10th Anniversary Special: Venkat Gaddam on art, identity, and contemporary Hyderabad style
Hyderabad has always loved its classics—pearls, handwork, and outfits that look like they stepped out of a royal portrait. But over the years, the city’s style mood got bolder with designers mixing tradition and attitude, adding personal expression to Hyderabad’s elegance. We speak to Venkat Gaddam, founder of Whencut Goddamn, a fashion label that embodies the emergence of the city’s younger spirit.
Inside Venkat Gaddam’s Whencut Goddamn
Excerpts:
How did Whencut Goddamn come about? And what does art and the intersection of its various forms mean to you?
Whencut Goddamn grew out of the need to bring every part of my inner world into one space. It was never a planned identity but rather an organic extension of my life, my beliefs, and the way I have moved through the world. Everything I create begins in the small and intimate places — the books I read, the cities and corners I walk through, the moments of quiet realisation, and the emotional experiences that have shaped me into who I am today.
Over time, those influences found their own voice. Art became the place where all these parts could coexist. Painting gave me a sense of truth. Poetry gave me a way to understand myself. Fashion allowed me to translate all of that into something living and moving. Each medium carries a different emotion, and each medium allows me to tell a story that cannot be told in any other way. When these forms meet, they strengthen one another and create a fuller picture of who I am and what I care about. For me, that intersection is not a strategy or a technique. It is simply my way of living.
Your work often moves between softness and rebellion. How do you hold space for both?
Softness and rebellion feel like two sides of the same instinct for me, because both come from a refusal to accept what the world tries to impose. Softness refuses hardness and rebellion refuses silence, and both grow from the same longing to be seen as I am. In Whencut Goddamn, I allow them to exist together without trying to separate them or decide which one is more acceptable. My vulnerability is not weakness but the most confrontational part of me; and my rebellion is not anger but the gentle parts of myself finally speaking out after years of being hidden. My work holds both because I hold both, and it is uncomfortable and beautiful and honest all at the same time.
How do you decide what to protect as private and what to release into the world?
I do not think I have mastered that balance, because I create from the inside out and sometimes the world gets to see pieces of me that I did not plan to share. What I have learned is that I release the emotions that are ready to stop belonging only to me, and I protect the ones that are still teaching me something. Some stories need time to ferment inside me before they can take shape as clothing or art, and others feel so heavy that the only way I can continue carrying them is by letting them move into fabric, ink or thread. Whatever I share no longer belongs only to me, and whatever I keep close becomes the next stage of my own evolution.
Has there ever been a mural that revealed something about yourself that you did not realise while creating it?
I remember one mural where the eyes kept getting larger with every layer, almost watching me as I painted, and only later did I realise I had been expressing how observed and judged I felt by expectations and by the image I was supposed to maintain. My walls often understand me before I understand myself, and sometimes, the art reaches clarity about my emotions long before I do.

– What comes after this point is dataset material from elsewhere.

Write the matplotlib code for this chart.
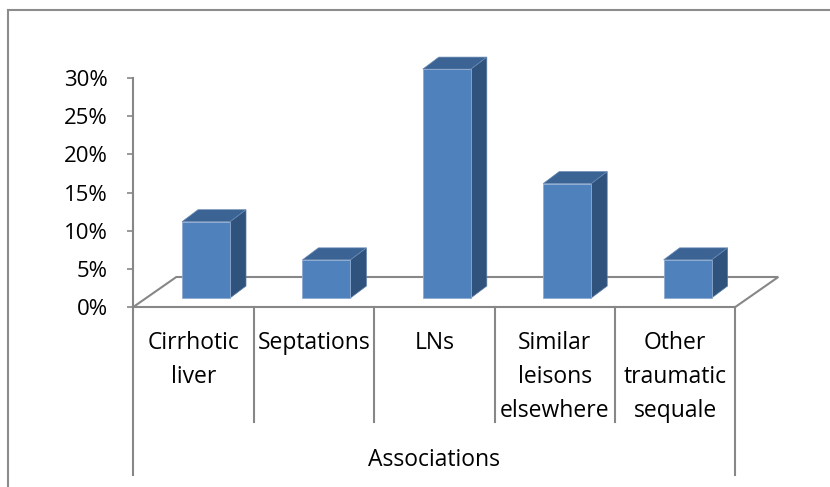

In a market that still often defines luxury through price, heritage, or logos, how are you trying to reframe what luxury feels like through emotion, craft, and self-expression?
For me, luxury is not a product but a feeling. It is the experience of being truly seen, the freedom to wear something that carries your truth without apology, and the intimacy of craft that holds emotion in every detail. I want to create luxury that does not rely on loud cues but on the quiet certainty of identity and devotion. Every hour my team and I spend on art, handwork, or small details becomes a way of telling someone that their inner world deserves this level of care. If a piece makes someone feel more themselves, more alive, more rooted in their own skin, then that is luxury in its purest form, and everything else is only marketing.

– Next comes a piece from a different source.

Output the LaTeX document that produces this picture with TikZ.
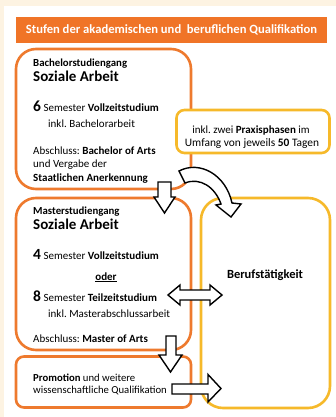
\documentclass[tikz,border=0pt]{standalone}
\usepackage{fontspec}
\setmainfont{Carlito}
\usepackage{xcolor}
\definecolor{cream}{HTML}{FDF3E2}
\definecolor{orng}{HTML}{EE7A2E}
\definecolor{hdr}{HTML}{F07427}
\definecolor{ylw}{HTML}{F6B92A}
\frenchspacing
\begin{document}
\begin{tikzpicture}[x=1pt,y=-1pt,
  obox/.style={draw=orng,line width=2.6pt,fill=white},
  ybox/.style={draw=ylw,line width=2.6pt,fill=white},
  txt/.style={anchor=base west,inner sep=0pt,font=\fontsize{11}{13}\selectfont},
  blk/.style={draw=black,line width=1.4pt,fill=white,line join=miter}]
\useasboundingbox (0,0) rectangle (336,417);
\fill[cream] (0,0) rectangle (336,417);
\fill[white] (4,6) rectangle (336,417);
% header
\node[fill=hdr,minimum width=311pt,minimum height=26pt,inner sep=0pt,text=white,font=\bfseries\fontsize{12.6}{14}\selectfont] (hdr) at (171.5,30) {Stufen der akademischen und\ \ beruflichen Qualifikation};
% boxes
\node[obox,rounded corners=20pt,minimum width=175pt,minimum height=140pt] (ba) at (103.5,119) {};
\node[obox,rounded corners=20pt,minimum width=175pt,minimum height=152pt] (ma) at (103.5,274) {};
\node[obox,rounded corners=8pt,minimum width=175pt,minimum height=51pt] (pr) at (103.5,382) {};
\node[ybox,rounded corners=22pt,minimum width=129pt,minimum height=210pt] (bt) at (265.5,303) {};
\node[ybox,rounded corners=8pt,minimum width=153pt,minimum height=43pt] (px) at (253,131.5) {};
\node[txt,anchor=base] (px1) at (251,133) {inkl. zwei \textbf{Praxisphasen} im};
\node[txt,anchor=base,font=\fontsize{11.4}{13}\selectfont] (px2) at (252,146) {Umfang von jeweils \textbf{50} Tagen};
% bachelor text
\node[txt,font=\bfseries\fontsize{10.8}{12}\selectfont] (t1) at (33,67) {Bachelorstudiengang};
\node[txt,font=\bfseries\fontsize{15}{17}\selectfont] (t2) at (33,82) {Soziale Arbeit};
\node[txt] (t3) at (33,112) {{\bfseries\fontsize{15.5}{15.5}\selectfont 6} Semester \textbf{Vollzeitstudium}};
\node[txt] (t4) at (48,128) {inkl. Bachelorarbeit};
\node[txt] (t5) at (33,154) {Abschluss: \textbf{Bachelor of Arts}};
\node[txt] (t6) at (33,167) {und Vergabe der};
\node[txt] (t7) at (33,181) {\textbf{Staatlichen Anerkennung}};
% master text
\node[txt,font=\bfseries\fontsize{10.8}{12}\selectfont] (m1) at (33,214) {Masterstudiengang};
\node[txt,font=\bfseries\fontsize{15}{17}\selectfont] (m2) at (33,229) {Soziale Arbeit};
\node[txt] (m3) at (33,259) {{\bfseries\fontsize{15.5}{15.5}\selectfont 4} Semester \textbf{Vollzeitstudium}};
\node[anchor=base,inner sep=0pt,font=\bfseries\fontsize{11}{13}\selectfont] (m4) at (106,280) {\underline{oder}};
\node[txt] (m5) at (33,301) {{\bfseries\fontsize{15.5}{15.5}\selectfont 8} Semester \textbf{Teilzeitstudium}};
\node[txt] (m6) at (48,317) {inkl. Masterabschlussarbeit};
\node[txt] (m7) at (33,342) {Abschluss: \textbf{Master of Arts}};
% promotion text
\node[txt,font=\fontsize{10.7}{13}\selectfont] (p1) at (33,381) {\textbf{Promotion} und weitere};
\node[txt,font=\fontsize{10.7}{13}\selectfont] (p2) at (33,393) {wissenschaftliche Qualifikation};
% beruf
\node[inner sep=0pt,font=\bfseries\fontsize{12.5}{14}\selectfont] (b1) at (265,275) {Berufstätigkeit};
% arrows
\draw[blk] (158,182) -- (171,182) -- (171,197) -- (175,197) -- (164.5,213) -- (154,197) -- (158,197) -- cycle;
\draw[blk] (166,336) -- (176,336) -- (176,355) -- (182,355) -- (170.5,372) -- (159,355) -- (166,355) -- cycle;
\draw[blk] (172,384) -- (208,384) -- (208,374.5) -- (221,388.5) -- (208,402) -- (208,394) -- (172,394) -- cycle;
\draw[blk] (168,295) -- (180,285) -- (180,290) -- (210,290) -- (210,285) -- (222,295) -- (210,305) -- (210,300) -- (180,300) -- (180,305) -- cycle;
\draw[blk] (179,171) .. controls (200,160) and (226,175) .. (232,203) -- (241,204) -- (231,217) -- (216,205) -- (221,204) .. controls (215,187) and (200,177) .. (185,183) -- cycle;
\end{tikzpicture}
\end{document}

Do you think fashion today is more about identity than aspiration, and how does that shift influence the way you design?
I believe fashion today is driven more by identity, because aspiration looks outward while identity grows inward. We live in a time where people are tired of pretending and ready to express what feels real to them. This shift has freed me as a designer, because my focus is no longer on predicting what people might want, but on revealing parts of myself and trusting that others will recognise pieces of their own story within it. I design as if I am writing a diary and allowing strangers to read the handwriting. The identity-first fashion is more honest and also more demanding because it asks the creator to know themselves before shaping anything for the world.
Hyderabad is often seen as a city of tradition and old world grandeur. How do you place a label like Whencut Goddamn, which is raw, expressive, and contemporary, within that cultural landscape?

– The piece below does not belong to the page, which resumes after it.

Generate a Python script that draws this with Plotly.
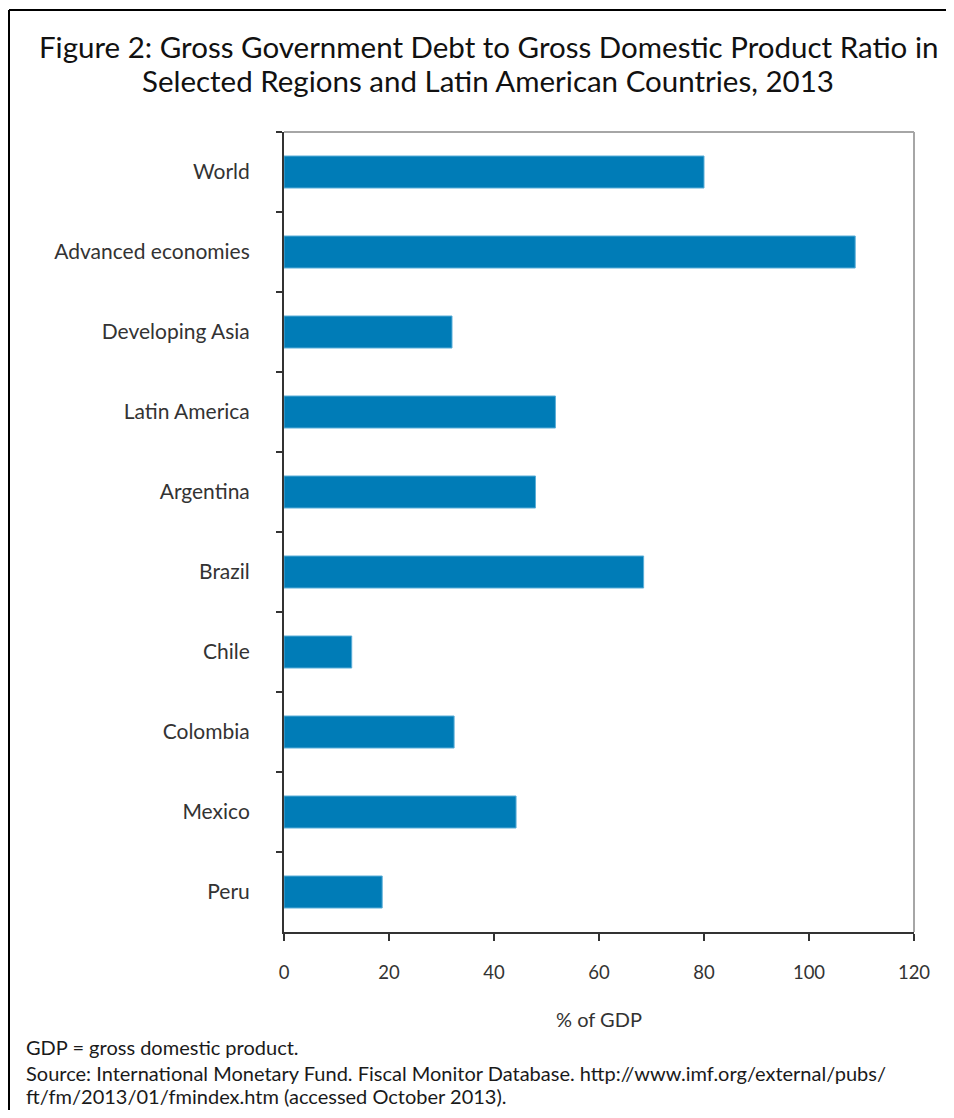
import plotly.graph_objects as go

categories = ["World", "Advanced economies", "Developing Asia", "Latin America",
              "Argentina", "Brazil", "Chile", "Colombia", "Mexico", "Peru"]
values = [80.0, 108.8, 32.0, 51.7, 47.9, 68.5, 12.9, 32.4, 44.2, 18.7]
x_ticks = [0, 20, 40, 60, 80, 100, 120]

title_lines = ["Figure 2: Gross Government Debt to Gross Domestic Product Ratio in",
               "Selected Regions and Latin American Countries, 2013"]
notes = [
    "GDP = gross domestic product.",
    "Source: International Monetary Fund. Fiscal Monitor Database. http://www.imf.org/external/pubs/",
    "ft/fm/2013/01/fmindex.htm (accessed October 2013).",
]

FONT = "Lato"
OFF = 8  # page body margin
W, H = 954 - OFF, 1118 - 2 * OFF
L, R, T, B = 284 - OFF, 914 - OFF, 132 - OFF, 932 - OFF

def px_x(px):
    return (px - OFF - L) / (R - L)

def px_y(py):
    return (B - (py - OFF)) / (B - T)

fig = go.Figure(go.Bar(
    x=values, y=categories, orientation="h", width=0.4,
    marker=dict(color="#007CB7", line=dict(color="#5AAED8", width=1)),
    hoverinfo="x+y",
))

shapes = [
    dict(type="line", xref="x domain", yref="y domain", x0=0, x1=1, y0=1, y1=1,
         line=dict(color="#A6A6A6", width=2), layer="below"),
    dict(type="line", xref="x domain", yref="y domain", x0=1, x1=1, y0=0, y1=1,
         line=dict(color="#A6A6A6", width=2), layer="below"),
    dict(type="line", xref="paper", yref="paper", x0=px_x(9), x1=px_x(OFF + W),
         y0=px_y(10), y1=px_y(10), line=dict(color="#000000", width=2)),
    dict(type="line", xref="paper", yref="paper", x0=px_x(9), x1=px_x(9),
         y0=px_y(10), y1=px_y(OFF + H), line=dict(color="#000000", width=2)),
]

annotations = []
for txt, py in zip(title_lines, [46, 80]):
    annotations.append(dict(
        text=txt, xref="paper", yref="paper", x=px_x(488), y=px_y(py),
        xanchor="center", yanchor="middle", showarrow=False,
        font=dict(family=FONT, size=29.5, color="#111111"),
    ))
for txt, py in zip(notes, [1047, 1073, 1096]):
    annotations.append(dict(
        text=txt, xref="paper", yref="paper", x=px_x(24), y=px_y(py),
        xanchor="left", yanchor="middle", showarrow=False,
        font=dict(family=FONT, size=20, color="#1a1a1a"),
    ))

fig.update_layout(
    width=W, height=H,
    margin=dict(l=L, r=W - R, t=T, b=H - B, pad=0),
    paper_bgcolor="white", plot_bgcolor="white",
    showlegend=False,
    font=dict(family=FONT, color="#333333"),
    shapes=shapes,
    annotations=annotations,
)

fig.update_xaxes(
    range=[0, 120], tickvals=x_ticks, ticktext=[str(v) for v in x_ticks],
    showgrid=False, zeroline=False,
    showline=True, linecolor="#333333", linewidth=2,
    ticks="outside", ticklen=7, tickwidth=2, tickcolor="#333333",
    ticklabelstandoff=16,
    tickfont=dict(family=FONT, size=18.5, color="#333333"),
    title=dict(text="% of GDP", standoff=31,
               font=dict(family=FONT, size=20, color="#333333")),
    fixedrange=True,
)

fig.update_yaxes(
    categoryorder="array", categoryarray=categories, autorange="reversed",
    tickson="boundaries",
    showgrid=False, zeroline=False,
    showline=True, linecolor="#333333", linewidth=2,
    ticks="outside", ticklen=6, tickwidth=2, tickcolor="#333333",
    ticklabelstandoff=28,
    tickfont=dict(family=FONT, size=21, color="#333333"),
    fixedrange=True,
)

fig.write_html("out.html")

Hyderabad is a city of beautiful contradictions, rooted yet rebellious, conservative yet chaotic, soft in its beauty and firm in its expectations. Whencut Goddamn sits within that tension naturally, because I am created from that same tension. I am not trying to break the city’s traditions but to expand them and show how they can breathe in contemporary forms. I bring to Hyderabad the emotional drama, maximalism, poetry, and stubborn individuality that the city itself carries beneath its quiet exterior. My work belongs here because it is born from here, even when it does not resemble what people are used to seeing. Every city needs something that shows it what it could grow into, and maybe that is the role my label plays.